Verify the n−1 edges characterization on small examples, then prove it by induction: adding the nth vertex with one edge maintains the tree. Show the equivalence of the three characterizations. Build spanning trees manually by removing edges from cycles in small connected graphs.
A tree is a connected graph with no cycles. You know from graph connectivity that "connected" means there is a path between every pair of vertices. "Acyclic" means no path ever loops back on itself. These two constraints together produce a surprisingly rigid structure: a tree on n vertices has *exactly* n−1 edges, and there is a *unique* path between every pair of vertices. These are not three separate facts — they are equivalent characterizations of the same thing. Any two of the three properties (connected, acyclic, n−1 edges) imply the third.

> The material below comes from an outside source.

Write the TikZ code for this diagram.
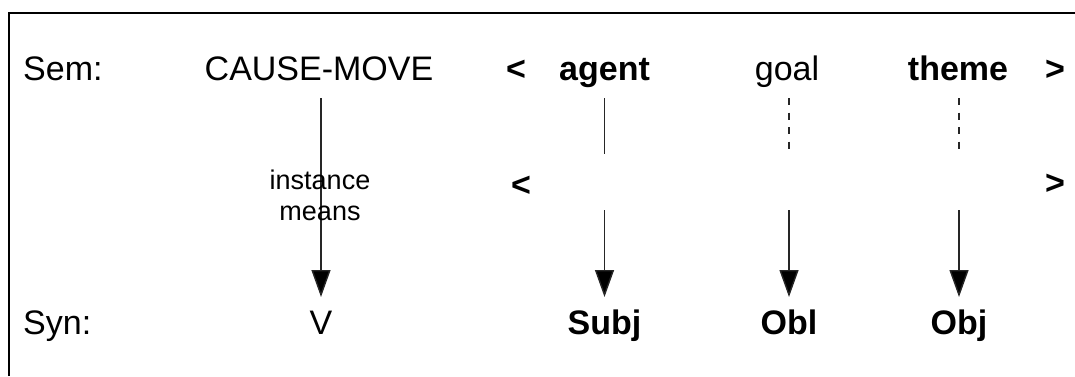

The n−1 edges property is cleanest to see by induction, which you know from your prerequisites. Base case: a single vertex (n = 1) has 0 = 1−1 edges. For the inductive step, any tree on n vertices has at least one leaf — a vertex of degree 1 (this is provable: if every vertex had degree ≥ 2, you could keep walking without revisiting and eventually cycle, contradicting acyclicity). Remove the leaf and its single edge. The remaining graph is still connected and acyclic — a tree on n−1 vertices with n−2 edges by induction. Restore the leaf: n vertices, n−1 edges. The unique-path property follows from connectivity and acyclicity: if two paths existed between the same pair of vertices, their union would contain a cycle.
A spanning tree of a connected graph G is a subgraph that includes every vertex of G and is itself a tree. Think of G as a road network with redundant connections. A spanning tree keeps just enough roads to get between any two cities — exactly one route between each pair. Every connected graph has at least one spanning tree; you can build one by starting with all edges and removing edges one at a time from any cycle. Spanning trees are fundamental to network design: minimum spanning trees (your next topic) find the cheapest such structure.
Cayley's formula states that the number of distinct labeled trees on n vertices is n^(n−2). For n = 4, that's 4² = 16 distinct trees — you can verify this by hand. This result is deceptively simple to state but non-trivial to prove. The Prüfer sequence provides an elegant bijective proof: every labeled tree on n vertices corresponds to a unique sequence of n−2 integers, each between 1 and n. This establishes a one-to-one correspondence between labeled trees and sequences, so there are exactly n^(n−2) of each. The formula is a reminder that even in the tightly constrained world of trees, the count can explode rapidly with n.